Results are often referred to as statistically significant if a p-value falls below a certain threshold. This threshold is often set to 0.05, or a 5% chance that an estimate as extreme as the one obtained would occur if the null hypothesis were true.

Although arbitrary cut-offs may be useful in some situations, for example where a decision needs to be taken based on the results, this is not how probability behaves. In reality, there is very little difference between a p-value of 0.049 (4.9% chance) and 0.051 (a 5.1% chance). Therefore, it is not advised to report ‘accepting’ or ‘rejecting’ a null hypothesis, despite how commonplace this is in some literature.

5.7 p-value example

Earlier, we estimated a 95% confidence interval to make inferences about the mean gestational age in the UK using a sample with a mean of 266.55 days. Now, we wish to test the null hypothesis that the mean gestational age is equal to the standard ‘due date’ of 40 weeks, or 280 days.

We begin by assuming the null hypothesis is correct, and calculate how far the sample estimate lies in the hypothetical sample estimate distribution:

The sample estimate, 266.55 days, lies very far from the hypothesised 280 days.
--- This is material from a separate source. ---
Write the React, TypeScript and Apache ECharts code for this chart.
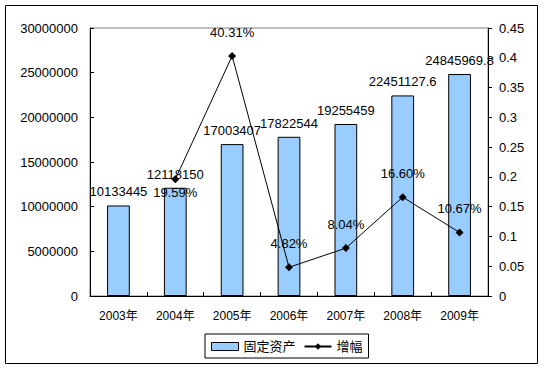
import React, { useEffect, useRef } from "react";
import * as echarts from "echarts";

const categories = ["2003年", "2004年", "2005年", "2006年", "2007年", "2008年", "2009年"];
const assetValues = [10133445, 12118150, 17003407, 17822544, 19255459, 22451127.6, 24845969.8];
const growthValues: (number | null)[] = [null, 0.1959, 0.4031, 0.0482, 0.0804, 0.166, 0.1067];
const growthLabels = ["", "19.59%", "40.31%", "4.82%", "8.04%", "16.60%", "10.67%"];
const labelBelow = [false, true, false, false, false, false, false];

const FONT = "'Liberation Sans', Arial, 'Noto Sans CJK SC', sans-serif";

export default function App() {
  const ref = useRef<HTMLDivElement>(null);
  useEffect(() => {
    if (!ref.current) return;
    const chart = echarts.init(ref.current, null, { renderer: "svg" });
    chart.setOption({
      animation: false,
      backgroundColor: "#ffffff",
      textStyle: { fontFamily: FONT, color: "#000" },
      graphic: [
        {
          type: "rect",
          shape: { x: 5.5, y: 5.5, width: 532, height: 358 },
          style: { fill: "none", stroke: "#000", lineWidth: 1 },
          silent: true,
        },
      ],
      grid: {
        left: 90,
        right: 57,
        top: 28,
        bottom: 74,
        show: true,
        borderColor: "#808080",
        borderWidth: 1,
        backgroundColor: "transparent",
      },
      legend: {
        left: 205,
        top: 334,
        itemWidth: 27,
        itemHeight: 8,
        itemGap: 8,
        padding: [6, 6, 5, 6],
        borderColor: "#000",
        borderWidth: 1,
        textStyle: { fontFamily: FONT, fontSize: 13, color: "#000" },
        data: [
          { name: "固定资产", icon: "rect", itemStyle: { borderColor: "#000", borderWidth: 1 } },
          { name: "增幅" },
        ],
      },
      xAxis: {
        type: "category",
        data: categories,
        boundaryGap: true,
        axisLine: { lineStyle: { color: "#000", width: 1 } },
        axisTick: { show: true, inside: true, length: 4, alignWithLabel: false, lineStyle: { color: "#000" } },
        axisLabel: { color: "#000", fontSize: 12, margin: 14, fontFamily: FONT },
        splitLine: { show: false },
      },
      yAxis: [
        {
          type: "value",
          min: 0,
          max: 30000000,
          interval: 5000000,
          axisLine: { show: true, lineStyle: { color: "#000" } },
          axisTick: { show: true, inside: true, length: 4, lineStyle: { color: "#000" } },
          axisLabel: {
            color: "#000",
            fontSize: 13,
            margin: 12,
            fontFamily: FONT,
            formatter: (v: number) => String(v),
          },
          splitLine: { show: false },
        },
        {
          type: "value",
          min: 0,
          max: 0.45,
          interval: 0.05,
          axisLine: { show: true, lineStyle: { color: "#000" } },
          axisTick: { show: true, inside: false, length: 4, lineStyle: { color: "#000" } },
          axisLabel: {
            color: "#000",
            fontSize: 13,
            margin: 11,
            fontFamily: FONT,
            formatter: (v: number) => String(Math.round(v * 100) / 100),
          },
          splitLine: { show: false },
        },
      ],
      series: [
        {
          name: "固定资产",
          type: "bar",
          yAxisIndex: 0,
          barWidth: "40%",
          data: assetValues,
          itemStyle: { color: "#99CCFF", borderColor: "#000", borderWidth: 1 },
          label: {
            show: true,
            position: "top",
            distance: 7,
            color: "#000",
            fontSize: 13,
            fontFamily: FONT,
            formatter: (p: any) => String(p.value),
          },
        },
        {
          name: "增幅",
          type: "line",
          yAxisIndex: 1,
          data: growthValues.map((v, i) => ({
            value: v === null ? "-" : v,
            label: {
              show: v !== null,
              position: labelBelow[i] ? "bottom" : "top",
              distance: labelBelow[i] ? 3 : 13,
              formatter: growthLabels[i],
            },
          })),
          connectNulls: false,
          symbol: "diamond",
          symbolSize: 8,
          showSymbol: true,
          lineStyle: { color: "#000", width: 1 },
          itemStyle: { color: "#000" },
          label: { color: "#000", fontSize: 13, fontFamily: FONT },
          z: 5,
        },
      ],
    });
    return () => chart.dispose();
  }, []);
  return (
    <div
      ref={ref}
      style={{ position: "absolute", left: 0, top: 0, width: 545, height: 370 }}
    />
  );
}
This leads us to a very small p-value, less than 0.0001. Such a small p-value would most certainly be considered statistically significant, and provides strong evidence against the null hypothesis that this sample came from a population with a mean gestational age of 280 days.

Note that although the p-value is very small, the null hypothesis is still not considered impossible and is not rejected. This would require a p-value of 0 which is statistically impossible.

5.8 The relationship between p-values and confidence intervals

As p-values and confidence intervals are based on the same information and theories, the results are linked. For example, if a p-value is less than 0.05, the sample estimate is further than 1.96 standard errors from the null hypothesis, meaning the null hypothesis will not lie in the 95% confidence interval. Conversely, if a p-value is higher than 0.05, the sample estimate is closer to the null hypothesis and the 95% confidence interval will contain the null hypothesis.